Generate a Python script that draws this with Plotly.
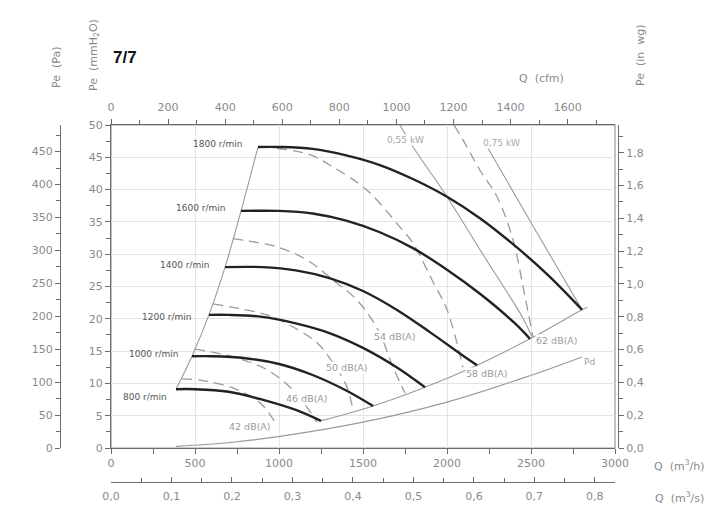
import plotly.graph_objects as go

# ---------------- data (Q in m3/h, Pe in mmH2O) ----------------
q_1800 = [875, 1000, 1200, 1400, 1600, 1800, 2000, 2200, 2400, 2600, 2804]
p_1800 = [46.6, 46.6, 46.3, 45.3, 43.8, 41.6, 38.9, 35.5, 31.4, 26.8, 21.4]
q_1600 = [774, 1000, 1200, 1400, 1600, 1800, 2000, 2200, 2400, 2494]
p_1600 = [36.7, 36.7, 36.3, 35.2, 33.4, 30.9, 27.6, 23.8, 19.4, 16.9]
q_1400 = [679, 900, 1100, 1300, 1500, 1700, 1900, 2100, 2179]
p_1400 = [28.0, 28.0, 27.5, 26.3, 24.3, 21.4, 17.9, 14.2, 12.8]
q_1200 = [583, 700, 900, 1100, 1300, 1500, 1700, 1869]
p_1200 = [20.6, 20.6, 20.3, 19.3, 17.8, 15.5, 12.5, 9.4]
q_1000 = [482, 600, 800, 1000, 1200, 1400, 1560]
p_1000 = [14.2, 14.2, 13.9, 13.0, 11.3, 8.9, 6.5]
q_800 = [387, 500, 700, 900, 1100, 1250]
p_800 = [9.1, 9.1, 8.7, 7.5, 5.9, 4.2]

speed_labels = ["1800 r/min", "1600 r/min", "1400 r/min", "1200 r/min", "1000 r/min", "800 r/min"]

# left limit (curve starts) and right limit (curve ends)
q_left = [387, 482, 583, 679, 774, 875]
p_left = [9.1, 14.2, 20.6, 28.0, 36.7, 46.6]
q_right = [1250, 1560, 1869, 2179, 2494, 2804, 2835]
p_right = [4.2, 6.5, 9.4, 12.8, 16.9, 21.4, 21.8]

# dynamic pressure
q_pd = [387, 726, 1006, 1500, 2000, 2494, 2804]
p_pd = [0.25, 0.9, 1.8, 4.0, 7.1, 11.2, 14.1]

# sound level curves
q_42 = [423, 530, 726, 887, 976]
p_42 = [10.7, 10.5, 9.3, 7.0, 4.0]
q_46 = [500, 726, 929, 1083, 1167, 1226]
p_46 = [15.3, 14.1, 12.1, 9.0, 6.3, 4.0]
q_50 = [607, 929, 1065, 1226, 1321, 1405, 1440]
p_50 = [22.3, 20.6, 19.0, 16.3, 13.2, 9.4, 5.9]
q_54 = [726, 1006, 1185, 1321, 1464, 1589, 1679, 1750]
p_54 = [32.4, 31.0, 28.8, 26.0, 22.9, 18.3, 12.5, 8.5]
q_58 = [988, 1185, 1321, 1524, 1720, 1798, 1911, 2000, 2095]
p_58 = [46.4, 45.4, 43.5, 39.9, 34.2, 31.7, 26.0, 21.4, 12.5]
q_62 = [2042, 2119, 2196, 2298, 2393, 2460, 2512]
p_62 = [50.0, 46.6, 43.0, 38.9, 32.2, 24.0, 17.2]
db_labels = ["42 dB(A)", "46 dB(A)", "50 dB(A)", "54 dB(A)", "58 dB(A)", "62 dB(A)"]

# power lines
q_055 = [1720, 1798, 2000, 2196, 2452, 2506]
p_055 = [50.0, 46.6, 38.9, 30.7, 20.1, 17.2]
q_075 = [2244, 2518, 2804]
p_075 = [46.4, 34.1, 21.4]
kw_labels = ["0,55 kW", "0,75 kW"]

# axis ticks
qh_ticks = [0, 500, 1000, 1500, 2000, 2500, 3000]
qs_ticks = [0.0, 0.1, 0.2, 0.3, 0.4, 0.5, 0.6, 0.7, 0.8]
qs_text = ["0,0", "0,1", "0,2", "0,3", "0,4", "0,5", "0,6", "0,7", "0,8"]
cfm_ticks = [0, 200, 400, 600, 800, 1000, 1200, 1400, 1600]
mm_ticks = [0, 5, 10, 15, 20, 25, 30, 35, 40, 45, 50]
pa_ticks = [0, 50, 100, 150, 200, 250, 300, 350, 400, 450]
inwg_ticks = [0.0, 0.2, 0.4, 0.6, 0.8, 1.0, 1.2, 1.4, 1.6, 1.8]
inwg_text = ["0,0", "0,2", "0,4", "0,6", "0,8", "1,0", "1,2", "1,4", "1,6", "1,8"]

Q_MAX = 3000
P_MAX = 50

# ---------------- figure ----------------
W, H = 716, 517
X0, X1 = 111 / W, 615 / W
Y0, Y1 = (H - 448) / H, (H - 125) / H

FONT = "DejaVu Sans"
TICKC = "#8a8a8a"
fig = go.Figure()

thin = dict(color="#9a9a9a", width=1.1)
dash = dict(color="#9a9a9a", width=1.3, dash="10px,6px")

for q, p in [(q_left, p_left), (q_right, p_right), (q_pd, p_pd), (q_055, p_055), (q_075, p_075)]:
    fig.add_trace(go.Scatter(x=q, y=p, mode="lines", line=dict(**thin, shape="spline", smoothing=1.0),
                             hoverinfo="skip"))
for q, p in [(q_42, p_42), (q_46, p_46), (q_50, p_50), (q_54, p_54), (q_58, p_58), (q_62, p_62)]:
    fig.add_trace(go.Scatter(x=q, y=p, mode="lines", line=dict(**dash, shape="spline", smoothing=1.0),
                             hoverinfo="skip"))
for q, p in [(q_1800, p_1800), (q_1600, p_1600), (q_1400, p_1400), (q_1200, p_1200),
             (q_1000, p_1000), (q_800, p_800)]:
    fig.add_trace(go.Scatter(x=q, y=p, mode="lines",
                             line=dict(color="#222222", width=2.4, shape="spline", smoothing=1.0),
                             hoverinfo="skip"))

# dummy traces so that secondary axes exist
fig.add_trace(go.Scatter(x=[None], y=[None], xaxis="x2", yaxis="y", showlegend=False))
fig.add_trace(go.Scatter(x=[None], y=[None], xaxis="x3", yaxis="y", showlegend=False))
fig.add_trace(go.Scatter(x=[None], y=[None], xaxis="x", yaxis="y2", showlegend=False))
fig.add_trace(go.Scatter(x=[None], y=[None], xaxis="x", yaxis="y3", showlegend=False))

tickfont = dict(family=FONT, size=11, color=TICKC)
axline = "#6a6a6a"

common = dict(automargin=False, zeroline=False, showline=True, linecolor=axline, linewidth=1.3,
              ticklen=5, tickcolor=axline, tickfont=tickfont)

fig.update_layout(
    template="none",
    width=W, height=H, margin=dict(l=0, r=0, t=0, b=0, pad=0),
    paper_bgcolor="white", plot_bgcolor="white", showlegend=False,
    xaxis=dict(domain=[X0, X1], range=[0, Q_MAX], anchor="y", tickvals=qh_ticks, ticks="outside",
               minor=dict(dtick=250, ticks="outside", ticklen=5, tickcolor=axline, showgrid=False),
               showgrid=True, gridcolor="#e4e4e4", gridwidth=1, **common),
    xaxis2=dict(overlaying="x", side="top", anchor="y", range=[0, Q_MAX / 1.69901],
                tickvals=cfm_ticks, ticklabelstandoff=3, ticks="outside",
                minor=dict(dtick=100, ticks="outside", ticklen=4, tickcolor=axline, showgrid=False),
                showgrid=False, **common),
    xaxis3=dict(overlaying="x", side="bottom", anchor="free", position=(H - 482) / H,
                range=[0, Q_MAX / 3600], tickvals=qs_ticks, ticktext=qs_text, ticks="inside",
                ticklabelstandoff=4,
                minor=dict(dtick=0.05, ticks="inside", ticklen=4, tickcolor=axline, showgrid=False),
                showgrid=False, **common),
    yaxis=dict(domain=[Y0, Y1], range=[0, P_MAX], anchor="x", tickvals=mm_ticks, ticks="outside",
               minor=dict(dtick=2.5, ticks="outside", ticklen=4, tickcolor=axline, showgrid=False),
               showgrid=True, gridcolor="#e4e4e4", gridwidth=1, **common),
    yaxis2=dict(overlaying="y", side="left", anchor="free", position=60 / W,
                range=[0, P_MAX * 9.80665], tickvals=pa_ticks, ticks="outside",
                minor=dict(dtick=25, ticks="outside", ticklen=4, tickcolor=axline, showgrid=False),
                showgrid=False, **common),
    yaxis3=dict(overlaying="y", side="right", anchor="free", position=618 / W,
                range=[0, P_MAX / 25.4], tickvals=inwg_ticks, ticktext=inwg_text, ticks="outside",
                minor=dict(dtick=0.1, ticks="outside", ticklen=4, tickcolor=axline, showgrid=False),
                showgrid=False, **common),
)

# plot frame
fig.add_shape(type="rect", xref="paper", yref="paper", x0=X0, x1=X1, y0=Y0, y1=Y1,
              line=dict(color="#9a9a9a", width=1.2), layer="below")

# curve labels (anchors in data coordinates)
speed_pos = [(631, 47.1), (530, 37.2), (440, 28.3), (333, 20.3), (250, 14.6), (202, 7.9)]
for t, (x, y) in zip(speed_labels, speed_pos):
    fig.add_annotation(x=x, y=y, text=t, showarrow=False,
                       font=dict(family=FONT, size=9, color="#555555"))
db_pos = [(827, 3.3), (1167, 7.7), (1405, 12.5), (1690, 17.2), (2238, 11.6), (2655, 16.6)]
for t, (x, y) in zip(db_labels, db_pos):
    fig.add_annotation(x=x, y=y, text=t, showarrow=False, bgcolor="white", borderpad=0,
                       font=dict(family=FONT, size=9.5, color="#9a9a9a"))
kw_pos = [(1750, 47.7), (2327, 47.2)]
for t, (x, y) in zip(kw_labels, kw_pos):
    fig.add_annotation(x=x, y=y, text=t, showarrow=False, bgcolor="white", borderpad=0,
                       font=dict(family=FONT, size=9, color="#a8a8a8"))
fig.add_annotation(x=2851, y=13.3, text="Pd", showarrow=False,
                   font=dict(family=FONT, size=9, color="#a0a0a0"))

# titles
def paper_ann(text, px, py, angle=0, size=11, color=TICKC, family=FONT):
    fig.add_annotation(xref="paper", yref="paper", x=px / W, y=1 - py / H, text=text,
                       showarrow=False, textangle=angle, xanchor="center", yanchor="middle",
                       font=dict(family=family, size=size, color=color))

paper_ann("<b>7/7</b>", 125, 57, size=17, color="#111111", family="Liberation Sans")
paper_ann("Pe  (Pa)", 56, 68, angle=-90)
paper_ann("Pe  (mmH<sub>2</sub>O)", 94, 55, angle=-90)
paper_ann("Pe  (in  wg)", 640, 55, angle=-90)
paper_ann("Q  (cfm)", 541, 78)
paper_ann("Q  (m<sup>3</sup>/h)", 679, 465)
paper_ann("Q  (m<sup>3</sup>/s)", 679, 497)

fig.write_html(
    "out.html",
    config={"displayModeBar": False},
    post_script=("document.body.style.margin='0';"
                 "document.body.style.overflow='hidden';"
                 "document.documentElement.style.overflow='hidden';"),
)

(What is being asked) Every line from the top of the material above through the line with "import plotly.graph_objects as go" should be duplicated exactly, please; leave out the pictures.

(Reply to the exercise)
Generate a Python script that draws this with Plotly.
import plotly.graph_objects as go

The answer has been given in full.